___ RECORDS TO USE

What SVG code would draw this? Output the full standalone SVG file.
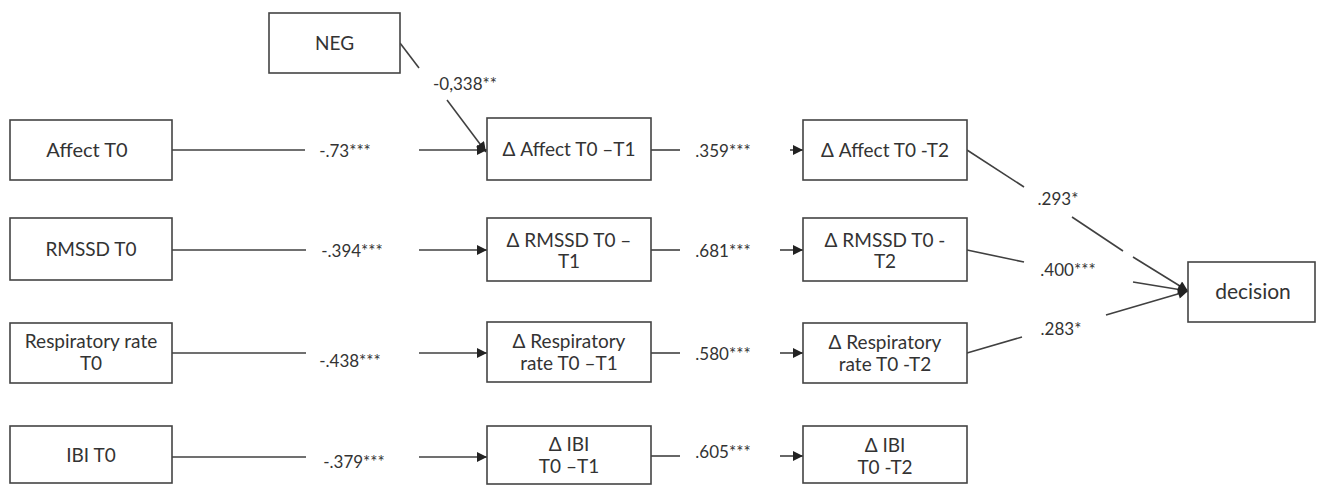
<svg xmlns="http://www.w3.org/2000/svg" width="1319" height="486" viewBox="0 0 1319 486">
<style>
.box{fill:#fff;stroke:#444;stroke-width:1.6}
.nt{font-family:Lato,"Liberation Sans",sans-serif;font-size:19px;fill:#333;text-anchor:middle}
.lb{font-family:Lato,"Liberation Sans",sans-serif;font-size:17px;fill:#333;text-anchor:middle}
.ln{stroke:#404040;stroke-width:1.6;fill:none}
.ar{stroke:#404040;stroke-width:1.6;fill:none;marker-end:url(#ah)}
</style>
<defs>
<marker id="ah" viewBox="0 0 10 10" refX="10" refY="5" markerWidth="12" markerHeight="10" markerUnits="userSpaceOnUse" orient="auto">
<path d="M0,0 L10,5 L0,10 Z" fill="#222"/>
</marker>
</defs>
<rect width="1319" height="486" fill="#fff"/>
<g id="connectors">
<polyline class="ln" points="400,43 419,68"/>
<line class="ar" x1="447" y1="100" x2="486" y2="152"/>
<line class="ln" x1="172" y1="150" x2="305" y2="150"/>
<line class="ar" x1="419" y1="150" x2="487" y2="150"/>
<line class="ln" x1="172" y1="250" x2="306" y2="250"/>
<line class="ar" x1="419" y1="250" x2="487" y2="250"/>
<line class="ln" x1="172" y1="353" x2="306" y2="353"/>
<line class="ar" x1="419" y1="353" x2="487" y2="353"/>
<line class="ln" x1="172" y1="457" x2="306" y2="457"/>
<line class="ar" x1="419" y1="457" x2="487" y2="457"/>
<line class="ln" x1="651" y1="150" x2="680" y2="150"/>
<line class="ar" x1="790" y1="150" x2="803" y2="150"/>
<line class="ln" x1="651" y1="250" x2="680" y2="250"/>
<line class="ar" x1="780" y1="250" x2="803" y2="250"/>
<line class="ln" x1="651" y1="353" x2="680" y2="353"/>
<line class="ar" x1="780" y1="353" x2="803" y2="353"/>
<line class="ln" x1="651" y1="456" x2="680" y2="456"/>
<line class="ar" x1="780" y1="456" x2="803" y2="456"/>
<line class="ln" x1="967" y1="150" x2="1024" y2="187"/>
<line class="ln" x1="1072" y1="217" x2="1123" y2="251"/>
<line class="ar" x1="1133" y1="257" x2="1188" y2="291"/>
<line class="ln" x1="967" y1="250" x2="1024" y2="262"/>
<line class="ar" x1="1133" y1="282" x2="1188" y2="291"/>
<line class="ln" x1="967" y1="353" x2="1022" y2="337"/>
<line class="ar" x1="1106" y1="315" x2="1188" y2="291"/>
<text class="lb" x="465" y="90">-0,338**</text>
<text class="lb" x="345" y="157">-.73***</text>
<text class="lb" x="352" y="257">-.394***</text>
<text class="lb" x="350" y="367">-.438***</text>
<text class="lb" x="354" y="468">-.379***</text>
<text class="lb" x="723" y="157">.359***</text>
<text class="lb" x="723" y="257">.681***</text>
<text class="lb" x="723" y="360">.580***</text>
<text class="lb" x="723" y="458">.605***</text>
<text class="lb" x="1058" y="205">.293*</text>
<text class="lb" x="1068" y="276">.400***</text>
<text class="lb" x="1061" y="335">.283*</text>
</g>
<g id="neg"><rect class="box" x="269" y="13" width="131" height="60"/><text class="nt" x="334.5" y="50">NEG</text></g>
<g id="affect-t0"><rect class="box" x="10" y="120" width="162" height="60"/><text class="nt" x="87" y="157" style="font-size:20px">Affect T0</text></g>
<g id="rmssd-t0"><rect class="box" x="10" y="218" width="162" height="62"/><text class="nt" x="91" y="256">RMSSD T0</text></g>
<g id="resp-t0"><rect class="box" x="10" y="323" width="162" height="60"/><text class="nt" x="91" y="348">Respiratory rate</text><text class="nt" x="91" y="370">T0</text></g>
<g id="ibi-t0"><rect class="box" x="10" y="426" width="162" height="57"/><text class="nt" x="91" y="462">IBI T0</text></g>
<g id="d-affect-t1"><rect class="box" x="487" y="118" width="164" height="62"/><text class="nt" x="569" y="156">Δ Affect T0 –T1</text></g>
<g id="d-rmssd-t1"><rect class="box" x="487" y="218" width="164" height="63"/><text class="nt" x="569" y="247">Δ RMSSD T0 –</text><text class="nt" x="569" y="268">T1</text></g>
<g id="d-resp-t1"><rect class="box" x="487" y="322" width="164" height="60"/><text class="nt" x="569" y="348">Δ Respiratory</text><text class="nt" x="569" y="370">rate T0 –T1</text></g>
<g id="d-ibi-t1"><rect class="box" x="487" y="426" width="164" height="58"/><text class="nt" x="569" y="451">Δ IBI</text><text class="nt" x="569" y="473">T0 –T1</text></g>
<g id="d-affect-t2"><rect class="box" x="803" y="120" width="164" height="60"/><text class="nt" x="885" y="157">Δ Affect T0 -T2</text></g>
<g id="d-rmssd-t2"><rect class="box" x="803" y="218" width="164" height="63"/><text class="nt" x="885" y="247">Δ RMSSD T0 -</text><text class="nt" x="885" y="268">T2</text></g>
<g id="d-resp-t2"><rect class="box" x="803" y="323" width="164" height="60"/><text class="nt" x="885" y="349">Δ Respiratory</text><text class="nt" x="885" y="371">rate T0 -T2</text></g>
<g id="d-ibi-t2"><rect class="box" x="803" y="426" width="164" height="57"/><text class="nt" x="885" y="452">Δ IBI</text><text class="nt" x="885" y="474">T0 -T2</text></g>
<g id="decision"><rect class="box" x="1188" y="262" width="127" height="60"/><text class="nt" x="1253" y="299" style="font-size:21px">decision</text></g>
</svg>
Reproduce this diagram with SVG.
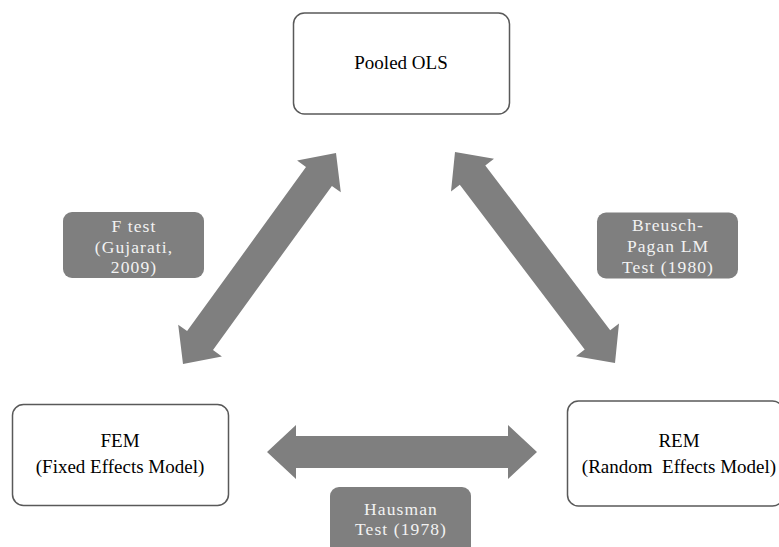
<svg xmlns="http://www.w3.org/2000/svg" width="779" height="547" viewBox="0 0 779 547">
<style>
.box{fill:#ffffff;stroke:#595959;stroke-width:1.5}
.lbl{fill:#7f7f7f}
.arr{fill:#7f7f7f}
.bt{font-family:"Liberation Serif","Times New Roman",serif;font-size:19px;fill:#000;text-anchor:middle;white-space:pre}
.lt{font-family:"Liberation Serif","Times New Roman",serif;font-size:17.5px;fill:#f2f2f2;text-anchor:middle;letter-spacing:1.1px}
</style>
<rect width="779" height="547" fill="#ffffff"/>
<g id="connectors">
<polygon class="arr" points="336,153 340.8,192.3 331.9,185.9 213,349.9 221.9,356.4 183,364 178.2,324.7 187.1,331.1 306,167.1 297.1,160.6"/>
<polygon class="arr" points="455,152 451,191.4 459.8,184.8 584.7,349.6 576,356.2 615,363 619,323.6 610.2,330.2 485.3,165.4 494,158.8"/>
<polygon class="arr" points="267,452 296,479 296,468 508,468 508,479 537,452 508,425 508,436 296,436 296,425"/>
</g>
<g id="pooled">
<rect class="box" x="293.5" y="13" width="216" height="101" rx="11"/>
<text class="bt" x="401" y="68.5">Pooled OLS</text>
</g>
<g id="fem">
<rect class="box" x="12.5" y="404.5" width="216" height="101" rx="11"/>
<text class="bt" x="120" y="446.5">FEM</text>
<text class="bt" x="120" y="472.5">(Fixed Effects Model)</text>
</g>
<g id="rem">
<rect class="box" x="567.5" y="401" width="216" height="105" rx="11"/>
<text class="bt" x="679" y="446.5">REM</text>
<text class="bt" x="679" y="472.5">(Random  Effects Model)</text>
</g>
<g id="ftest">
<rect class="lbl" x="63" y="212" width="141" height="66" rx="9"/>
<text class="lt" x="134" y="231.5">F test</text>
<text class="lt" x="134" y="252.5">(Gujarati,</text>
<text class="lt" x="134" y="272.5">2009)</text>
</g>
<g id="bplm">
<rect class="lbl" x="597" y="212.5" width="141" height="66" rx="9"/>
<text class="lt" x="668" y="231">Breusch-</text>
<text class="lt" x="668" y="251.5">Pagan LM</text>
<text class="lt" x="668" y="273">Test (1980)</text>
</g>
<g id="hausman">
<rect class="lbl" x="330" y="487" width="141" height="70" rx="9"/>
<text class="lt" x="401" y="515">Hausman</text>
<text class="lt" x="401" y="535">Test (1978)</text>
</g>
</svg>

______

◆ INSTRUCTIONS FOR THE TASK
Count every line in the data that contains the word "this", then give that count and nothing else.

◆ WORKED ANSWER
2